# [Task instructions]
Pictures stay out of the copy; restate everything else in the material exactly.

# [Collected material]
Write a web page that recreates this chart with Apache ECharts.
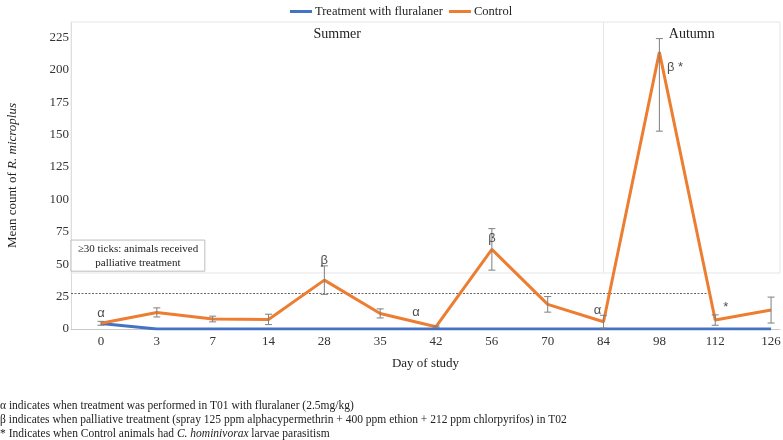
<!DOCTYPE html>
<html>
<head>
<meta charset="utf-8">
<script src="https://cdn.jsdelivr.net/npm/echarts@6/dist/echarts.min.js"></script>
<style>html,body{margin:0;padding:0;background:#fff}#c{width:783px;height:440px}</style>
</head>
<body>
<div id="c"></div>
<script>
const categories = ['0','3','7','14','28','35','42','56','70','84','98','112','126'];
const fluralaner = [4.3,0,0,0,0,0,0,0,0,0,0,0,0];
const control = [4.4,12.8,7.7,7.4,37.7,12,1.8,61.4,19,5.6,213.6,6.9,14.6];
const controlErrLow = [1.5,3.5,2.2,4,11,3.5,0.5,16,6,5,61,4,10];
const controlErrHigh = [1.5,3.5,2.2,4,11,3.5,0.5,16,6,5,10.4,4,10];
const yTicks = [0,25,50,75,100,125,150,175,200,225];
const threshold = 27.4;
const annotations = [
  [0, 12.3, 'α'], [4, 53, 'β'], [5.64, 13, 'α'], [7, 70, 'β'],
  [8.89, 14.6, 'α'], [10.28, 202, 'β *'], [11.19, 17, '*']
];
const footnotes = [
  [{t:'α indicates when treatment was performed in T01 with fluralaner (2.5mg/kg)'}],
  [{t:'β indicates when palliative treatment (spray 125 ppm alphacypermethrin + 400 ppm ethion + 212 ppm chlorpyrifos) in T02'}],
  [{t:'* Indicates when Control animals had '},{t:'C. hominivorax',i:true},{t:' larvae parasitism'}]
];

const X_MIN = -0.537, X_MAX = 12.16, Y_MAX = 236.8;
const serif = '"Liberation Serif","Times New Roman",serif';
const sans = '"Liberation Sans",Arial,sans-serif';
const idx = categories.map((c,i)=>i);

const chart = echarts.init(document.getElementById('c'));
const graphics = footnotes.map((parts, k) => ({
  type: 'text', left: 0, top: 400 + k*14,
  style: {
    text: parts.map(p => p.i ? '{i|' + p.t + '}' : '{n|' + p.t + '}').join(''),
    rich: {
      n: {fontFamily: serif, fontSize: 11.5, fill: '#222'},
      i: {fontFamily: serif, fontSize: 11.5, fontStyle: 'italic', fill: '#222'}
    }
  }
}));

chart.setOption({
  animation: false,
  legend: {
    top: 0, left: 285, itemGap: 6, itemWidth: 22, itemHeight: 3,
    icon: 'rect',
    textStyle: {fontFamily: serif, fontSize: 12.5, color: '#222', padding: [0, 0, 0, -2]},
    data: ['Treatment with fluralaner', 'Control']
  },
  grid: {left: 71, right: 3, top: 22, bottom: 111, outerBoundsMode: 'none', containLabel: false},
  xAxis: {
    type: 'value', min: X_MIN, max: X_MAX,
    name: 'Day of study', nameLocation: 'middle', nameGap: 28,
    nameTextStyle: {fontFamily: serif, fontSize: 13, color: '#222'},
    axisLine: {show: true, onZero: false, lineStyle: {color: '#c8c8c8', width: 1}},
    axisTick: {show: false},
    splitLine: {show: false},
    axisLabel: {
      customValues: idx, margin: 6,
      fontFamily: serif, fontSize: 13, color: '#333',
      formatter: v => categories[Math.round(v)] ?? ''
    }
  },
  yAxis: {
    type: 'value', min: 0, max: Y_MAX,
    name: '{n|Mean count of }{i|R. microplus}', nameLocation: 'middle', nameGap: 52, nameRotate: 90,
    nameTextStyle: {
      rich: {
        n: {fontFamily: serif, fontSize: 13, color: '#222'},
        i: {fontFamily: serif, fontSize: 13, color: '#222', fontStyle: 'italic'}
      }
    },
    axisLine: {show: true, onZero: false, lineStyle: {color: '#d9d9d9', width: 1}},
    axisTick: {show: false},
    splitLine: {show: false},
    axisLabel: {customValues: yTicks, margin: 2, fontFamily: serif, fontSize: 13, color: '#333'}
  },
  graphic: graphics,
  series: [
    {
      name: 'season', type: 'scatter', data: [], silent: true,
      markArea: {
        silent: true,
        itemStyle: {color: 'rgba(0,0,0,0)', borderColor: '#e6e6e6', borderWidth: 1},
        label: {position: 'insideTop', distance: 6, fontFamily: serif, fontSize: 14, color: '#222'},
        data: [
          [{name: 'Summer', coord: [X_MIN, 43.2]}, {coord: [9, Y_MAX]}],
          [{name: 'Autumn', coord: [9, 43.2]}, {coord: [X_MAX, Y_MAX]}]
        ]
      }
    },
    {
      name: 'box', type: 'scatter', data: [], silent: true, z: 3,
      markArea: {
        silent: true,
        itemStyle: {color: '#fff', borderColor: '#bdbdbd', borderWidth: 1},
        label: {position: 'inside', fontFamily: serif, fontSize: 11, lineHeight: 14, color: '#222', align: 'center'},
        data: [
          [{name: '≥30 ticks: animals received\npalliative treatment', coord: [X_MIN, 44.6]}, {coord: [1.86, 68.6]}]
        ]
      },
      markLine: {
        silent: true, symbol: 'none', label: {show: false},
        lineStyle: {color: '#666', type: [2, 1.5], width: 1},
        data: [[{coord: [X_MIN, threshold]}, {coord: [10.87, threshold]}]]
      }
    },
    {
      name: 'Treatment with fluralaner', type: 'line', z: 4,
      data: fluralaner.map((v,i)=>[i,v]),
      showSymbol: false, symbol: 'none',
      color: '#4472C4', lineStyle: {width: 3, color: '#4472C4'}
    },
    {
      name: 'Control', type: 'line', z: 5,
      data: control.map((v,i)=>[i,v]),
      showSymbol: false, symbol: 'none',
      color: '#ED7D31', lineStyle: {width: 3, color: '#ED7D31'}
    },
    {
      name: 'err', type: 'custom', z: 6, silent: true, clip: true,
      data: control.map((v,i)=>[i, v - controlErrLow[i], v + controlErrHigh[i]]),
      renderItem: function(params, api) {
        const i = api.value(0);
        const top = api.coord([i, api.value(2)]);
        const bot = api.coord([i, api.value(1)]);
        const w = 3.5;
        const st = {stroke: '#7f7f7f', lineWidth: 1};
        return {type: 'group', children: [
          {type: 'line', shape: {x1: top[0], y1: top[1], x2: bot[0], y2: bot[1]}, style: st},
          {type: 'line', shape: {x1: top[0]-w, y1: top[1], x2: top[0]+w, y2: top[1]}, style: st},
          {type: 'line', shape: {x1: bot[0]-w, y1: bot[1], x2: bot[0]+w, y2: bot[1]}, style: st}
        ]};
      }
    },
    {
      name: 'annot', type: 'scatter', z: 7, silent: true,
      symbolSize: 0,
      data: annotations.map(a => ({value: [a[0], a[1]], name: a[2]})),
      label: {show: true, position: 'inside', formatter: p => p.name,
        fontFamily: sans, fontSize: 13, color: '#222'}
    }
  ]
});
</script>
</body>
</html>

# [Exercise solution]
Write a web page that recreates this chart with Apache ECharts.
<!DOCTYPE html>
<html>
<head>
<meta charset="utf-8">
<script src="https://cdn.jsdelivr.net/npm/echarts@6/dist/echarts.min.js"></script>
<style>html,body{margin:0;padding:0;background:#fff}#c{width:783px;height:440px}</style>
</head>
<body>
<div id="c"></div>
<script>
const categories = ['0','3','7','14','28','35','42','56','70','84','98','112','126'];
const fluralaner = [4.3,0,0,0,0,0,0,0,0,0,0,0,0];
const control = [4.4,12.8,7.7,7.4,37.7,12,1.8,61.4,19,5.6,213.6,6.9,14.6];
const controlErrLow = [1.5,3.5,2.2,4,11,3.5,0.5,16,6,5,61,4,10];
const controlErrHigh = [1.5,3.5,2.2,4,11,3.5,0.5,16,6,5,10.4,4,10];
const yTicks = [0,25,50,75,100,125,150,175,200,225];
const threshold = 27.4;
const annotations = [
  [0, 12.3, 'α'], [4, 53, 'β'], [5.64, 13, 'α'], [7, 70, 'β'],
  [8.89, 14.6, 'α'], [10.28, 202, 'β *'], [11.19, 17, '*']
];
const footnotes = [
  [{t:'α indicates when treatment was performed in T01 with fluralaner (2.5mg/kg)'}],
  [{t:'β indicates when palliative treatment (spray 125 ppm alphacypermethrin + 400 ppm ethion + 212 ppm chlorpyrifos) in T02'}],
  [{t:'* Indicates when Control animals had '},{t:'C. hominivorax',i:true},{t:' larvae parasitism'}]
];

const X_MIN = -0.537, X_MAX = 12.16, Y_MAX = 236.8;
const serif = '"Liberation Serif","Times New Roman",serif';
const sans = '"Liberation Sans",Arial,sans-serif';
const idx = categories.map((c,i)=>i);

const chart = echarts.init(document.getElementById('c'));
const graphics = footnotes.map((parts, k) => ({
  type: 'text', left: 0, top: 400 + k*14,
  style: {
    text: parts.map(p => p.i ? '{i|' + p.t + '}' : '{n|' + p.t + '}').join(''),
    rich: {
      n: {fontFamily: serif, fontSize: 11.5, fill: '#222'},
      i: {fontFamily: serif, fontSize: 11.5, fontStyle: 'italic', fill: '#222'}
    }
  }
}));

chart.setOption({
  animation: false,
  legend: {
    top: 0, left: 285, itemGap: 6, itemWidth: 22, itemHeight: 3,
    icon: 'rect',
    textStyle: {fontFamily: serif, fontSize: 12.5, color: '#222', padding: [0, 0, 0, -2]},
    data: ['Treatment with fluralaner', 'Control']
  },
  grid: {left: 71, right: 3, top: 22, bottom: 111, outerBoundsMode: 'none', containLabel: false},
  xAxis: {
    type: 'value', min: X_MIN, max: X_MAX,
    name: 'Day of study', nameLocation: 'middle', nameGap: 28,
    nameTextStyle: {fontFamily: serif, fontSize: 13, color: '#222'},
    axisLine: {show: true, onZero: false, lineStyle: {color: '#c8c8c8', width: 1}},
    axisTick: {show: false},
    splitLine: {show: false},
    axisLabel: {
      customValues: idx, margin: 6,
      fontFamily: serif, fontSize: 13, color: '#333',
      formatter: v => categories[Math.round(v)] ?? ''
    }
  },
  yAxis: {
    type: 'value', min: 0, max: Y_MAX,
    name: '{n|Mean count of }{i|R. microplus}', nameLocation: 'middle', nameGap: 52, nameRotate: 90,
    nameTextStyle: {
      rich: {
        n: {fontFamily: serif, fontSize: 13, color: '#222'},
        i: {fontFamily: serif, fontSize: 13, color: '#222', fontStyle: 'italic'}
      }
    },
    axisLine: {show: true, onZero: false, lineStyle: {color: '#d9d9d9', width: 1}},
    axisTick: {show: false},
    splitLine: {show: false},
    axisLabel: {customValues: yTicks, margin: 2, fontFamily: serif, fontSize: 13, color: '#333'}
  },
  graphic: graphics,
  series: [
    {
      name: 'season', type: 'scatter', data: [], silent: true,
      markArea: {
        silent: true,
        itemStyle: {color: 'rgba(0,0,0,0)', borderColor: '#e6e6e6', borderWidth: 1},
        label: {position: 'insideTop', distance: 6, fontFamily: serif, fontSize: 14, color: '#222'},
        data: [
          [{name: 'Summer', coord: [X_MIN, 43.2]}, {coord: [9, Y_MAX]}],
          [{name: 'Autumn', coord: [9, 43.2]}, {coord: [X_MAX, Y_MAX]}]
        ]
      }
    },
    {
      name: 'box', type: 'scatter', data: [], silent: true, z: 3,
      markArea: {
        silent: true,
        itemStyle: {color: '#fff', borderColor: '#bdbdbd', borderWidth: 1},
        label: {position: 'inside', fontFamily: serif, fontSize: 11, lineHeight: 14, color: '#222', align: 'center'},
        data: [
          [{name: '≥30 ticks: animals received\npalliative treatment', coord: [X_MIN, 44.6]}, {coord: [1.86, 68.6]}]
        ]
      },
      markLine: {
        silent: true, symbol: 'none', label: {show: false},
        lineStyle: {color: '#666', type: [2, 1.5], width: 1},
        data: [[{coord: [X_MIN, threshold]}, {coord: [10.87, threshold]}]]
      }
    },
    {
      name: 'Treatment with fluralaner', type: 'line', z: 4,
      data: fluralaner.map((v,i)=>[i,v]),
      showSymbol: false, symbol: 'none',
      color: '#4472C4', lineStyle: {width: 3, color: '#4472C4'}
    },
    {
      name: 'Control', type: 'line', z: 5,
      data: control.map((v,i)=>[i,v]),
      showSymbol: false, symbol: 'none',
      color: '#ED7D31', lineStyle: {width: 3, color: '#ED7D31'}
    },
    {
      name: 'err', type: 'custom', z: 6, silent: true, clip: true,
      data: control.map((v,i)=>[i, v - controlErrLow[i], v + controlErrHigh[i]]),
      renderItem: function(params, api) {
        const i = api.value(0);
        const top = api.coord([i, api.value(2)]);
        const bot = api.coord([i, api.value(1)]);
        const w = 3.5;
        const st = {stroke: '#7f7f7f', lineWidth: 1};
        return {type: 'group', children: [
          {type: 'line', shape: {x1: top[0], y1: top[1], x2: bot[0], y2: bot[1]}, style: st},
          {type: 'line', shape: {x1: top[0]-w, y1: top[1], x2: top[0]+w, y2: top[1]}, style: st},
          {type: 'line', shape: {x1: bot[0]-w, y1: bot[1], x2: bot[0]+w, y2: bot[1]}, style: st}
        ]};
      }
    },
    {
      name: 'annot', type: 'scatter', z: 7, silent: true,
      symbolSize: 0,
      data: annotations.map(a => ({value: [a[0], a[1]], name: a[2]})),
      label: {show: true, position: 'inside', formatter: p => p.name,
        fontFamily: sans, fontSize: 13, color: '#222'}
    }
  ]
});
</script>
</body>
</html>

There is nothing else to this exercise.